### [YOUR OBJECTIVE]
Would you transcribe the listing that follows, character for character, and omit its images?

### [AVAILABLE DATA]
▬▬▬

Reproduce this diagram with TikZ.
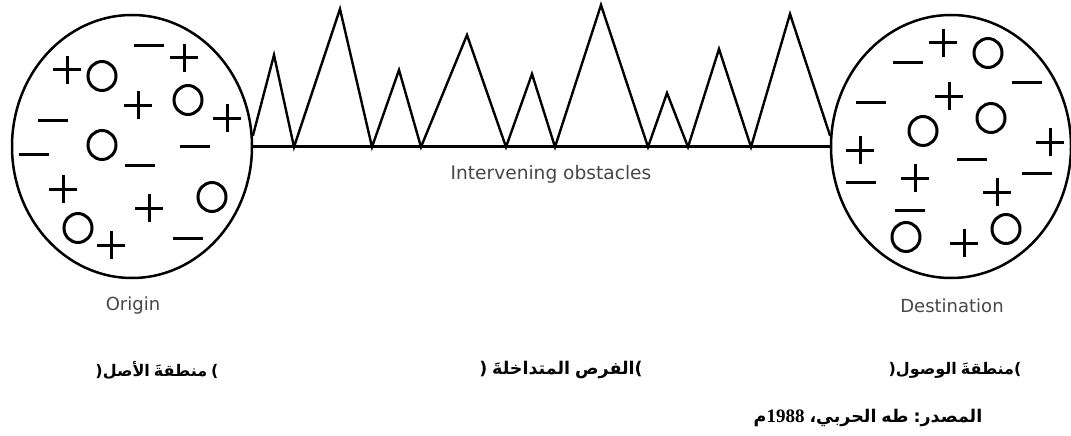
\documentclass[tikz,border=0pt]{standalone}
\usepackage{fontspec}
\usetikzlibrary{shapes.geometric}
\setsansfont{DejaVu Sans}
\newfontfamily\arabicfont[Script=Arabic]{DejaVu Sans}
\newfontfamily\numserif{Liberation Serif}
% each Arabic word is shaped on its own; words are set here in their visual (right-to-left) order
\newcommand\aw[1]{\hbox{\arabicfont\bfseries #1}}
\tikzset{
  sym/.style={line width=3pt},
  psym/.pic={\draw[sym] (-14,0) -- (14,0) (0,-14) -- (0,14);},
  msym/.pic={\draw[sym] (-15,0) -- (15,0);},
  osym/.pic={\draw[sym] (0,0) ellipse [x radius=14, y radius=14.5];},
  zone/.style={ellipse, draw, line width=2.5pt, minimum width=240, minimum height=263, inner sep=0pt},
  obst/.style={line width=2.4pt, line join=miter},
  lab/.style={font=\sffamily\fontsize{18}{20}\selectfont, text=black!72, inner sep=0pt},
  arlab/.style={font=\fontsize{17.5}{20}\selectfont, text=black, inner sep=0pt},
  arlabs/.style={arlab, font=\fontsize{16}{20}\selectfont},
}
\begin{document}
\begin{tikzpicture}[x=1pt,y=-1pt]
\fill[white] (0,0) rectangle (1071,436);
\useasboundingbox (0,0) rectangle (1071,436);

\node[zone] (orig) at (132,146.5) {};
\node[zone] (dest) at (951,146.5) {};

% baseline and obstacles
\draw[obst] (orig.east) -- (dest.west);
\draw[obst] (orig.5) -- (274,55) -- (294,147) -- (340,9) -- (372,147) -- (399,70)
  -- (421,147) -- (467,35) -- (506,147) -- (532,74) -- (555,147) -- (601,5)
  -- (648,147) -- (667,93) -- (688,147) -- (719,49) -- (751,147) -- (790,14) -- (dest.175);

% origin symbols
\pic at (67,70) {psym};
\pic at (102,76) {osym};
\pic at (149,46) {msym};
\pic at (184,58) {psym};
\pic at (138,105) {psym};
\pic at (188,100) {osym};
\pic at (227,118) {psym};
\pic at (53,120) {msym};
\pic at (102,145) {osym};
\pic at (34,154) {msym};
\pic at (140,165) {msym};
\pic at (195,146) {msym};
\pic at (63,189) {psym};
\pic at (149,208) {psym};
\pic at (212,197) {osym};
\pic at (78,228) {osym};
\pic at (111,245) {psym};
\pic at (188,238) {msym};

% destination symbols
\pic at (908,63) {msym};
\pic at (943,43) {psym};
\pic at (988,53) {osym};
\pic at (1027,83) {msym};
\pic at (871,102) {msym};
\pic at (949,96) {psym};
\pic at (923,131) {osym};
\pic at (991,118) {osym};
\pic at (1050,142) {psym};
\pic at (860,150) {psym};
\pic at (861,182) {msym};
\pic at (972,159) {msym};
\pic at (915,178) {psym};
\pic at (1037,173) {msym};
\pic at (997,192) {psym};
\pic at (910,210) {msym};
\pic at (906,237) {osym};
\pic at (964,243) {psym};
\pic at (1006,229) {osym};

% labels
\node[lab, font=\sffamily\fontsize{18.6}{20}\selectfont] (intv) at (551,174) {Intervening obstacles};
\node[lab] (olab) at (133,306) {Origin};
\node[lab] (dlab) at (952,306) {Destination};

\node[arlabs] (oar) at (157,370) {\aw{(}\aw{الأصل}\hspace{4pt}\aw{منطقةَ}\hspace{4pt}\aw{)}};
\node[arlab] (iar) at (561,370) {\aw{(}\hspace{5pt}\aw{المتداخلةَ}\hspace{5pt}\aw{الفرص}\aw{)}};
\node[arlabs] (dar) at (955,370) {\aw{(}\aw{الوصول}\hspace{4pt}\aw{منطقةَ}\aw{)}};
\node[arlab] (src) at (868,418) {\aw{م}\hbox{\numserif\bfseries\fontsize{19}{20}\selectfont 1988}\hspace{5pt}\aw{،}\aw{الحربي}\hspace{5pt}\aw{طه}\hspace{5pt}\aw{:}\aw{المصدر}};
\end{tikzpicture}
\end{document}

▬▬▬

### [CORRECT OUTPUT]
Reproduce this diagram with TikZ.
\documentclass[tikz,border=0pt]{standalone}
\usepackage{fontspec}
\usetikzlibrary{shapes.geometric}
\setsansfont{DejaVu Sans}
\newfontfamily\arabicfont[Script=Arabic]{DejaVu Sans}
\newfontfamily\numserif{Liberation Serif}
% each Arabic word is shaped on its own; words are set here in their visual (right-to-left) order
\newcommand\aw[1]{\hbox{\arabicfont\bfseries #1}}
\tikzset{
  sym/.style={line width=3pt},
  psym/.pic={\draw[sym] (-14,0) -- (14,0) (0,-14) -- (0,14);},
  msym/.pic={\draw[sym] (-15,0) -- (15,0);},
  osym/.pic={\draw[sym] (0,0) ellipse [x radius=14, y radius=14.5];},
  zone/.style={ellipse, draw, line width=2.5pt, minimum width=240, minimum height=263, inner sep=0pt},
  obst/.style={line width=2.4pt, line join=miter},
  lab/.style={font=\sffamily\fontsize{18}{20}\selectfont, text=black!72, inner sep=0pt},
  arlab/.style={font=\fontsize{17.5}{20}\selectfont, text=black, inner sep=0pt},
  arlabs/.style={arlab, font=\fontsize{16}{20}\selectfont},
}
\begin{document}
\begin{tikzpicture}[x=1pt,y=-1pt]
\fill[white] (0,0) rectangle (1071,436);
\useasboundingbox (0,0) rectangle (1071,436);

\node[zone] (orig) at (132,146.5) {};
\node[zone] (dest) at (951,146.5) {};

% baseline and obstacles
\draw[obst] (orig.east) -- (dest.west);
\draw[obst] (orig.5) -- (274,55) -- (294,147) -- (340,9) -- (372,147) -- (399,70)
  -- (421,147) -- (467,35) -- (506,147) -- (532,74) -- (555,147) -- (601,5)
  -- (648,147) -- (667,93) -- (688,147) -- (719,49) -- (751,147) -- (790,14) -- (dest.175);

% origin symbols
\pic at (67,70) {psym};
\pic at (102,76) {osym};
\pic at (149,46) {msym};
\pic at (184,58) {psym};
\pic at (138,105) {psym};
\pic at (188,100) {osym};
\pic at (227,118) {psym};
\pic at (53,120) {msym};
\pic at (102,145) {osym};
\pic at (34,154) {msym};
\pic at (140,165) {msym};
\pic at (195,146) {msym};
\pic at (63,189) {psym};
\pic at (149,208) {psym};
\pic at (212,197) {osym};
\pic at (78,228) {osym};
\pic at (111,245) {psym};
\pic at (188,238) {msym};

% destination symbols
\pic at (908,63) {msym};
\pic at (943,43) {psym};
\pic at (988,53) {osym};
\pic at (1027,83) {msym};
\pic at (871,102) {msym};
\pic at (949,96) {psym};
\pic at (923,131) {osym};
\pic at (991,118) {osym};
\pic at (1050,142) {psym};
\pic at (860,150) {psym};
\pic at (861,182) {msym};
\pic at (972,159) {msym};
\pic at (915,178) {psym};
\pic at (1037,173) {msym};
\pic at (997,192) {psym};
\pic at (910,210) {msym};
\pic at (906,237) {osym};
\pic at (964,243) {psym};
\pic at (1006,229) {osym};

% labels
\node[lab, font=\sffamily\fontsize{18.6}{20}\selectfont] (intv) at (551,174) {Intervening obstacles};
\node[lab] (olab) at (133,306) {Origin};
\node[lab] (dlab) at (952,306) {Destination};

\node[arlabs] (oar) at (157,370) {\aw{(}\aw{الأصل}\hspace{4pt}\aw{منطقةَ}\hspace{4pt}\aw{)}};
\node[arlab] (iar) at (561,370) {\aw{(}\hspace{5pt}\aw{المتداخلةَ}\hspace{5pt}\aw{الفرص}\aw{)}};
\node[arlabs] (dar) at (955,370) {\aw{(}\aw{الوصول}\hspace{4pt}\aw{منطقةَ}\aw{)}};
\node[arlab] (src) at (868,418) {\aw{م}\hbox{\numserif\bfseries\fontsize{19}{20}\selectfont 1988}\hspace{5pt}\aw{،}\aw{الحربي}\hspace{5pt}\aw{طه}\hspace{5pt}\aw{:}\aw{المصدر}};
\end{tikzpicture}
\end{document}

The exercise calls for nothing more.